The videos are touching and smart, and, I hope, comforting. The people who have made them assure LGBT high schoolers that their lives will get better. Eventually, the films promise, they can hope to have the wonderful lives the videographers enjoy.
But for a historian, the videos are also culturally fascinating. The ones I have watched—and this includes all those selected by Mr. Savage himself to be highlighted on his blog—have a very clear message aside from reassuring youngsters about their ability to survive the jungles of high school, although the second message appears to be an unconscious one.
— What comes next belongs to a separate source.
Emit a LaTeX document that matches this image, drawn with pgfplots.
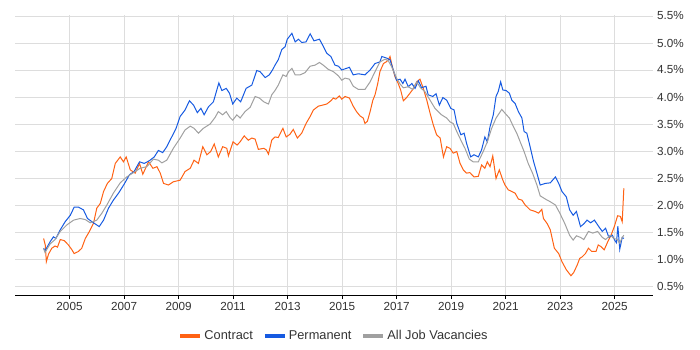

The life the IGBP promises to young viewers is strikingly conventional. The videos promise college, and an excellent college experience at that. They promise fulfilling careers in a field in which the student excels. They promise supportive friends. And they promise marriage and children. Far from being the call to riot and revolution that opponents of gay rights might expect, these are calls to conventional middle-class respectability.
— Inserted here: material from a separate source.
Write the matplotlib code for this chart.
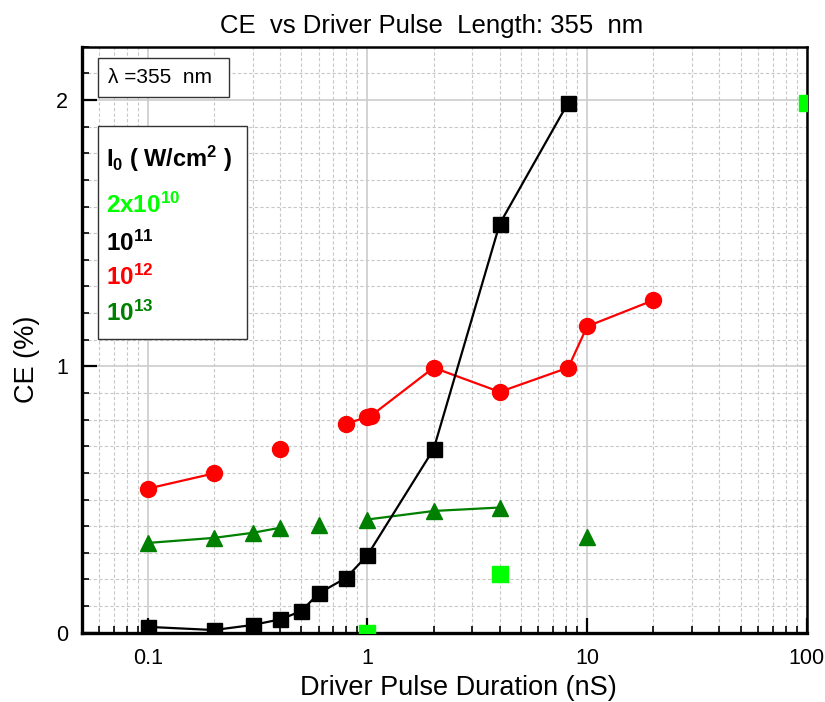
import matplotlib
matplotlib.use("Agg")
import matplotlib.pyplot as plt
from matplotlib.patches import Rectangle
from matplotlib.ticker import MultipleLocator, LogLocator, FixedLocator, NullFormatter
import numpy as np

plt.rcParams['font.family'] = ['Liberation Sans', 'DejaVu Sans']
plt.rcParams['mathtext.fontset'] = 'custom'
plt.rcParams['mathtext.rm'] = 'Liberation Sans'
plt.rcParams['mathtext.bf'] = 'Liberation Sans:bold'
plt.rcParams['mathtext.it'] = 'Liberation Sans:italic'

# ---- data ----
# 10^11 W/cm^2 (black squares)
x_e11 = [0.1, 0.2, 0.3, 0.4, 0.5, 0.6, 0.8, 1.0, 2.0, 4.0, 8.2]
y_e11 = [0.022, 0.01, 0.029, 0.05, 0.081, 0.148, 0.206, 0.291, 0.689, 1.535, 1.99]

# 10^12 W/cm^2 (red circles): segments
x_e12_a = [0.1, 0.2]
y_e12_a = [0.541, 0.598]
x_e12_b = [0.4]
y_e12_b = [0.688]
x_e12_c = [0.8, 1.0, 1.04, 2.0, 4.0, 8.2, 10.0, 20.0]
y_e12_c = [0.785, 0.81, 0.815, 0.995, 0.904, 0.995, 1.15, 1.248]

# 10^13 W/cm^2 (green triangles): segments
x_e13_a = [0.1, 0.2, 0.3, 0.4]
y_e13_a = [0.337, 0.356, 0.375, 0.394]
x_e13_b = [0.6]
y_e13_b = [0.406]
x_e13_c = [1.0, 2.0, 4.0]
y_e13_c = [0.425, 0.457, 0.47]
x_e13_d = [10.0]
y_e13_d = [0.358]

# 2x10^10 W/cm^2 (light green squares)
x_2e10 = [1.0, 4.0, 100.0]
y_2e10 = [0.0, 0.219, 1.99]

x_ticks = [0.1, 1, 10, 100]
x_ticklabels = ['0.1', '1', '10', '100']
y_ticks = [0, 1, 2]
y_ticklabels = ['0', '1', '2']

fig = plt.figure(figsize=(8.25, 7.02), dpi=100)
ax = fig.add_axes([0.099, 0.0987, 0.879, 0.8348])

green = '#008000'
lime = '#00ff00'

for xs, ys in [(x_e13_a, y_e13_a), (x_e13_b, y_e13_b), (x_e13_c, y_e13_c), (x_e13_d, y_e13_d)]:
    ax.plot(xs, ys, color=green, lw=1.6, marker='^', ms=12, mec=green, mfc=green, zorder=3)
for xs, ys in [(x_e12_a, y_e12_a), (x_e12_b, y_e12_b), (x_e12_c, y_e12_c)]:
    ax.plot(xs, ys, color='red', lw=1.6, marker='o', ms=11.5, mec='red', mfc='red', zorder=3)
ax.plot(x_e11, y_e11, color='black', lw=1.6, marker='s', ms=10.8, mec='black', mfc='black', zorder=4)
ax.plot(x_2e10, y_2e10, ls='none', marker='s', ms=11.5, mec=lime, mfc=lime, zorder=4)

ax.set_xscale('log')
ax.set_xlim(0.05, 100)
ax.set_ylim(0, 2.2)

ax.xaxis.set_major_locator(FixedLocator(x_ticks))
ax.set_xticklabels(x_ticklabels)
ax.xaxis.set_minor_locator(LogLocator(base=10, subs=np.arange(2, 10)))
ax.xaxis.set_minor_formatter(NullFormatter())
ax.yaxis.set_major_locator(FixedLocator(y_ticks))
ax.set_yticklabels(y_ticklabels)
ax.yaxis.set_minor_locator(MultipleLocator(0.1))

ax.grid(which='major', color='#cccccc', lw=1.2, ls='-', zorder=0)
ax.grid(which='minor', color='#c8c8c8', lw=0.8, ls=(0, (3, 2)), zorder=0)
ax.set_axisbelow(True)

ax.tick_params(which='major', direction='in', length=11, width=1.6, labelsize=15.5, colors='black')
ax.tick_params(axis='x', which='major', pad=11)
ax.tick_params(axis='y', which='major', pad=10)
ax.tick_params(which='minor', direction='in', length=5, width=1.2)

for side in ['left', 'bottom']:
    ax.spines[side].set_linewidth(2.4)
for side in ['top', 'right']:
    ax.spines[side].set_linewidth(1.8)

ax.set_title('CE  vs Driver Pulse  Length: 355  nm', fontsize=18.5, pad=10, x=0.483)
ax.set_xlabel('Driver Pulse Duration (nS)', fontsize=19.5)
ax.set_ylabel('CE (%)', fontsize=19.5)
ax.xaxis.set_label_coords(0.52, -0.072)
ax.yaxis.set_label_coords(-0.057, 0.467)

# lambda box
ax.add_patch(Rectangle((0.0225, 0.914), 0.1803, 0.067, transform=ax.transAxes,
                       fill=True, facecolor='white', edgecolor='#333333', lw=1.0, zorder=5))
ax.text(0.036, 0.947, 'λ =355  nm', transform=ax.transAxes, fontsize=15,
        va='center', ha='left', zorder=6)

# legend box
ax.add_patch(Rectangle((0.0225, 0.5007), 0.2055, 0.3643, transform=ax.transAxes,
                       fill=True, facecolor='white', edgecolor='#333333', lw=1.0, zorder=5))
ax.text(0.0336, 0.795, r'$\mathbf{I_0\ (\ W/cm^2\ )}$', transform=ax.transAxes,
        fontsize=17, va='baseline', ha='left', zorder=6)
ax.text(0.0336, 0.7157, r'$\mathbf{2x10^{10}}$', transform=ax.transAxes, color=lime,
        fontsize=17.5, va='baseline', ha='left', zorder=6)
ax.text(0.0336, 0.652, r'$\mathbf{10^{11}}$', transform=ax.transAxes, color='black',
        fontsize=17.5, va='baseline', ha='left', zorder=6)
ax.text(0.0336, 0.593, r'$\mathbf{10^{12}}$', transform=ax.transAxes, color='red',
        fontsize=17.5, va='baseline', ha='left', zorder=6)
ax.text(0.0336, 0.532, r'$\mathbf{10^{13}}$', transform=ax.transAxes, color=green,
        fontsize=17.5, va='baseline', ha='left', zorder=6)

fig.savefig('out.png', dpi=100)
Those filming the IGBP videos reinforce their verbal message. They are uniformly articulate and smart—who else would record a video?—wealthy enough to have laptops with webcams, and technologically savvy enough to know how to use them and how to cut a clean video. They are also widely enough read to know of the IGBP.
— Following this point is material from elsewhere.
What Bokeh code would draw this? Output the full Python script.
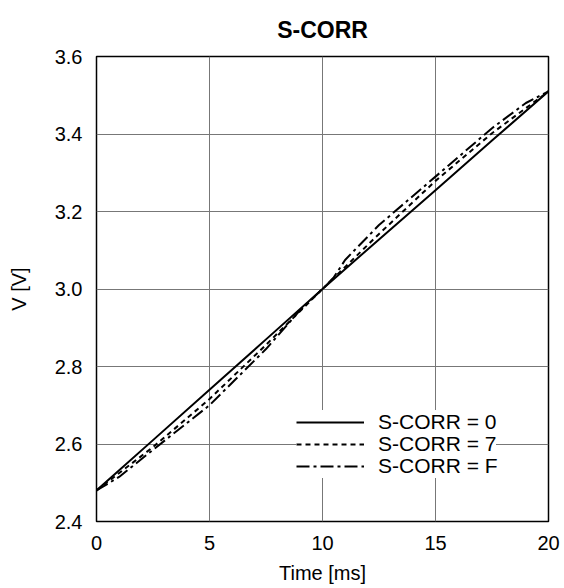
from bokeh.plotting import figure
from bokeh.models import FixedTicker, NumeralTickFormatter, Legend, LegendItem, Range1d
from bokeh.embed import file_html
from bokeh.resources import INLINE

# Data
time_ms = [0, 2.5, 5, 7.5, 10, 12.5, 15, 17.5, 20]
v_corr0 = [2.48, 2.61, 2.74, 2.87, 3.0, 3.128, 3.255, 3.383, 3.51]
v_corr7 = [2.48, 2.592, 2.716, 2.856, 3.0, 3.142, 3.279, 3.402, 3.51]
time_f = [0, 1, 2.5, 5, 7.5, 9, 10, 10.5, 11, 12.5, 15, 17.5, 19, 20]
v_corrF = [2.48, 2.515, 2.585, 2.70, 2.845, 2.945, 3.0, 3.03, 3.075, 3.165, 3.29, 3.415, 3.48, 3.51]
x_ticks = [0, 5, 10, 15, 20]
y_ticks = [2.4, 2.6, 2.8, 3.0, 3.2, 3.4, 3.6]
labels = ["S-CORR = 0", "S-CORR = 7", "S-CORR = F"]
title_text = "S-CORR"

FONT = "Liberation Sans"

p = figure(width=560, height=588, output_backend="svg", toolbar_location=None,
           x_range=Range1d(0, 20), y_range=Range1d(2.4, 3.6),
           title=title_text, min_border_left=96, min_border_right=12,
           min_border_top=56, min_border_bottom=67)

p.title.align = "center"
p.title.text_font = FONT
p.title.text_font_size = "23px"
p.title.text_font_style = "bold"
p.title.text_color = "black"
p.title.standoff = 27

r0 = p.line(time_ms, v_corr0, line_color="black", line_width=2)
r7 = p.line(time_ms, v_corr7, line_color="black", line_width=2, line_dash="5 4")
rF = p.line(time_f, v_corrF, line_color="black", line_width=2, line_dash="13 4 3 4")

for ax in (p.xaxis[0], p.yaxis[0]):
    ax.axis_line_color = None
    ax.major_tick_line_color = None
    ax.minor_tick_line_color = None
    ax.major_tick_out = 0
    ax.major_tick_in = 0
    ax.major_label_text_font = FONT
    ax.major_label_text_font_size = "20px"
    ax.major_label_text_color = "black"
    ax.major_label_text_line_height = 1.0
    ax.axis_label_text_font = FONT
    ax.axis_label_text_font_size = "20px"
    ax.axis_label_text_font_style = "normal"
    ax.axis_label_text_color = "black"
    ax.axis_label_text_line_height = 1.0
    ax.major_label_standoff = 14

p.xaxis.ticker = FixedTicker(ticks=x_ticks)
p.yaxis.ticker = FixedTicker(ticks=y_ticks)
p.yaxis.formatter = NumeralTickFormatter(format="0.0")
p.xaxis.axis_label = "Time [ms]"
p.yaxis.axis_label = "V [V]"
p.xaxis.axis_label_standoff = 9
p.yaxis.axis_label_standoff = 22

p.xgrid.ticker = FixedTicker(ticks=x_ticks)
p.ygrid.ticker = FixedTicker(ticks=y_ticks)
p.grid.grid_line_color = "#777777"
p.grid.grid_line_width = 1

p.outline_line_color = "black"
p.outline_line_width = 1.5
p.background_fill_color = "white"
p.border_fill_color = "white"

renderers = [r0, r7, rF]
row_y = [87, 65, 43]
for lab, r, yy in zip(labels, renderers, row_y):
    lg = Legend(items=[LegendItem(label=lab, renderers=[r])], location=(200, yy))
    lg.label_text_font = FONT
    lg.label_text_font_size = "21px"
    lg.label_text_color = "black"
    lg.glyph_width = 68
    lg.glyph_height = 20
    lg.label_height = 20
    lg.label_standoff = 14
    lg.spacing = 0
    lg.padding = 2
    lg.margin = 0
    lg.border_line_color = None
    lg.background_fill_color = "white"
    lg.background_fill_alpha = 1.0
    p.add_layout(lg, "center")

open("out.html", "w").write(file_html(p, INLINE))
The IGBP is designed to reassure LGBT children that they are valued and have a future, but it also seems to have within it an unconscious call to mold upwardly-mobile, family-oriented professionals. (A parodist has caught this with his own “It Gets Worse” video, purporting to be the story of an uneducated, single, poor, lonely assistant night manager of a Ladies Foot Locker who longs for the days of junior high school when he could make himself feel good by abusing gay students.)
This raises fascinating questions about social change. What effect it will have on a specific population to have such attractive role models calling its members to a wonderful life of education, professional jobs, stable marriages, and children? Would such calls work with different populations who perceive themselves as out of the mainstream of American society? To what extent are these sorts of videos capable of changing the lives of young LGBT people who view them? How will they change the attitudes of straight viewers? (The reaction of the Fort Worth City Councilors to the IGBP video of Joel Burns suggests that observers find the personal appeals in the IGBP profoundly moving in a way they may not find abstract questions of gay rights.)
There is much concern over videos that recruit terrorists. But if it is also possible to use the internet to move individuals for other ends, that also has the potential to change the world.
This revolution is indeed being televised . . . or at least podcast. How it plays out is of great interest to scholars of social movements, as well as to American society.